Das RSO Wien und der Nestlé and Salzburg Festival Young Conductors Award
Hinter jedem Dirigenten, jeder Dirigentin verbirgt sich einer von drei dornigen Pfaden. Der erste führt durch die Opernhäuser. Unsere fiktive, aber typische Nachwuchsdirigentin beginnt ihre Laufbahn als klavierspielende Korrepetitorin, sie begleitet Proben, übt mit Sängern, darf auch eine Produktion auf der Experimentalbühne dirigieren, springt kurzfristig für den erkrankten Chef ein und macht ihre Sache so gut, dass sie im nächsten Jahr für eine „Zauberflöte“ gebucht wird. Der zweite Prototyp spielt im Orchester und leitet die Gruppenproben mit Bravour. Als auch er eines Tages einspringen muss, ist sein Orchester begeistert, und so sammelt er genug Mut, um eine Zweitkarriere als Dirigent aufzubauen. Alles viel zu mühsam, sagt die Dritte und entscheidet sich für den glamourösen Weg. Sie gewinnt Dirigenten-Wettbewerbe.
Aber, ach! Bei all den zahlreichen glanzvollen Wettbewerben in London, Frankfurt, Bamberg, Besançon und Bukarest stehen hinter jedem Gewinner 100 Ausgeschiedene und Enttäuschte. Nicht einmal die Finalisten dürfen sicher gehen, dass die Karriere in Gang kommt. Oder dass sie nach einem fulminanten Start nicht nach fünf Jahren auf der Stelle tritt. Auch die Wettbewerbe verbinden dornige Pfade.
Der Nestlé and Salzburg Festival Young Conductors Award (YCA) unterscheidet sich auf den ersten Blick kaum von anderen Dirigentenwettbewerben. Eine elfköpfige Jury unter dem Vorsitz des ex-RSO-Chefs Dennis Russell Davies hat für den heurigen Wettbewerbs-Jahrgang 90 Bewerbungen geprüft und sich auf neun Kandidaten verständigt, die sich bei mit der Camerata Salzburg beweisen müssen. Noch im August 2018 steht die Gewinnerin oder der Gewinner fest; es winken € 15.000,–.

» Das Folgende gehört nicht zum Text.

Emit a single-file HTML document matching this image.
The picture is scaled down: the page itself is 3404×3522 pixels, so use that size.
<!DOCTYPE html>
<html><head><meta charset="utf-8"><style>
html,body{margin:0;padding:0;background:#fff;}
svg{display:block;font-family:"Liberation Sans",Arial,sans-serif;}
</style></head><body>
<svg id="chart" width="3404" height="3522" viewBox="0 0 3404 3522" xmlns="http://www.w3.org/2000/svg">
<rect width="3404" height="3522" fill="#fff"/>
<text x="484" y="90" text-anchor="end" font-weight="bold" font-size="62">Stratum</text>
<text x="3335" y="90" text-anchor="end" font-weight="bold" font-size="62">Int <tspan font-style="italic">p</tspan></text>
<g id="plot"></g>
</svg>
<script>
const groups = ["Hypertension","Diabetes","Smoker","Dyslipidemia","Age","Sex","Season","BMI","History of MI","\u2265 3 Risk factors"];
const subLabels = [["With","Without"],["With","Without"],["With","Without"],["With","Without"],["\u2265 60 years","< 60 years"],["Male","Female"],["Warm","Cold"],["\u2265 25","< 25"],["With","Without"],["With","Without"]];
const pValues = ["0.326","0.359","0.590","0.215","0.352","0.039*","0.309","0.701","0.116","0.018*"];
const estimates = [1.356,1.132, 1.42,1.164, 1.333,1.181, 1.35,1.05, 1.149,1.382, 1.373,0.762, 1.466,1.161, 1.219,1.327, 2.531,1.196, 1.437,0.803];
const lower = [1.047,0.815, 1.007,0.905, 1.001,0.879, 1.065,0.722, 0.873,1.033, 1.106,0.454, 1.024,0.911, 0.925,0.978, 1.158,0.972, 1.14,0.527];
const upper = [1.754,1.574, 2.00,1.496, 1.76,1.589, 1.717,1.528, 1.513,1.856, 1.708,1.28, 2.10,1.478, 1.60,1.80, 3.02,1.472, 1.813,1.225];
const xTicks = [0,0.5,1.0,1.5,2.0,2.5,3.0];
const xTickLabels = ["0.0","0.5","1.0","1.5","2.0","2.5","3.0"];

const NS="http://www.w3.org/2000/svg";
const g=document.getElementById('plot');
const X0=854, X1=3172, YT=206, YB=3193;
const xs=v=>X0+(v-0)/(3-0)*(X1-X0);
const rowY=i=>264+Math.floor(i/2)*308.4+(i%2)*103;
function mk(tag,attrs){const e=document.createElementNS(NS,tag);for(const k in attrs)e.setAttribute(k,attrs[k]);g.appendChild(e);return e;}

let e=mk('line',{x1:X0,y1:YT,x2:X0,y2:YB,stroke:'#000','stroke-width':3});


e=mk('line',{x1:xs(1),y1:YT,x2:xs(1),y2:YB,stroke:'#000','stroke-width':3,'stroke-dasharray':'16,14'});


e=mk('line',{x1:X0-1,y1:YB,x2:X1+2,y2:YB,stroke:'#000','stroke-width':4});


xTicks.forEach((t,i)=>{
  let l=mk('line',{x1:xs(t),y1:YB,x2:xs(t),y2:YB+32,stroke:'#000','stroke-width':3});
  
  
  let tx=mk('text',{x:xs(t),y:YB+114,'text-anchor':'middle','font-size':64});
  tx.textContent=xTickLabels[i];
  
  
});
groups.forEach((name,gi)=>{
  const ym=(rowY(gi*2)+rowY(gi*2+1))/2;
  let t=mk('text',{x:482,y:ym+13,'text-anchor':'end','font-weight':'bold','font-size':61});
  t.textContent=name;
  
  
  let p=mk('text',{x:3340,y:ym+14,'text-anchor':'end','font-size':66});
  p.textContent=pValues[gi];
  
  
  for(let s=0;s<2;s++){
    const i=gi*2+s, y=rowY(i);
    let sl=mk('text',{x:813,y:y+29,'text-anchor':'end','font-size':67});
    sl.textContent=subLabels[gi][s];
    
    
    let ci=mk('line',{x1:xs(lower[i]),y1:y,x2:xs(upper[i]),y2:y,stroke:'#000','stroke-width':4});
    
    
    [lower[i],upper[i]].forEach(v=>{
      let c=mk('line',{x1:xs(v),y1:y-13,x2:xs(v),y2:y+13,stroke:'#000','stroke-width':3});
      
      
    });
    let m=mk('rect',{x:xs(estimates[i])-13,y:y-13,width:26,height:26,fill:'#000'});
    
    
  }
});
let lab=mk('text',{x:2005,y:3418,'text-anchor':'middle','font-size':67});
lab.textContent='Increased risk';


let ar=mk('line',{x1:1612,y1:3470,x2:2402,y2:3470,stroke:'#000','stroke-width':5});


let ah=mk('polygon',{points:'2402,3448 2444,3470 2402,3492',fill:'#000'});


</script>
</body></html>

Aus Sicht des ORF Radio-Symphonieorchesters Wien ist der YCA etwas besonderes. Denn zum einen darf die Gewinnerin bzw. der Gewinner im Folgejahr das RSO Wien dirigieren. Und zum anderen liest sich der YCA-Stammbaum wie ein Who is Who der derzeit angesagtesten Dirigenten. Allen voran Mirga Gražynitė-Tyla, heute Chefin des Birmingham Symphony Orchestra; oder Duncan Ward, der die großen Orchester von Paris, München, London, Leipzig und Bamberg dirigiert – selbstverständlich auch das RSO Wien; Maxime Pascale, der innovative Leiter des Musikerkollektivs „Le Balcon“; Lorenzo Viotti, der in diesen Wochen die Leitung des Gulbenkian Orchestra in Lissabon übernimmt; schließlich Aziz Shokakhimov, Kapellmeister an der Deutschen Oper am Rhein und Erster Gastdirigent beim Verdi-Orchester in Milano. Der Nestlé and Salzburg Festival Young Conductors Award ist ein Empfehlungsschreiben erster Güte.
Am 5. August 2018 steht in der Felsenreitschule also der Gewinner des Wettbewerbs 2017 auf dem Dirigentenpoidum: Kerem Hasan, der inzwischen die Position des Associate Conductor an der Welsh National Opera innehat und sowohl mit den großen englischen Orchestern arbeitet, als auch mit dem Tonhalle-Orchester Zürich und den Festival Strings Lucerne. Der gebürtige Londoner (Jahrgang 1992) sprang vor wenigen Wochen für Bernard Haitink beim Royal Concertgebouw Orkest in Amsterdam ein und erntete enthusiastischen Beifall mit Mahlers Neunter Symphonie. Für sein Konzert mit dem RSO Wien hat er sich das Violinkonzert von Jean Sibelius mit Augustin Hadelich als Solisten gewünscht sowie die 10. Symphonie von Dmitrij Schostakowitsch. Ein starkes Programm und ein Türöffner für eine internationale, möglichst dornenfreie Dirigentenlaufbahn.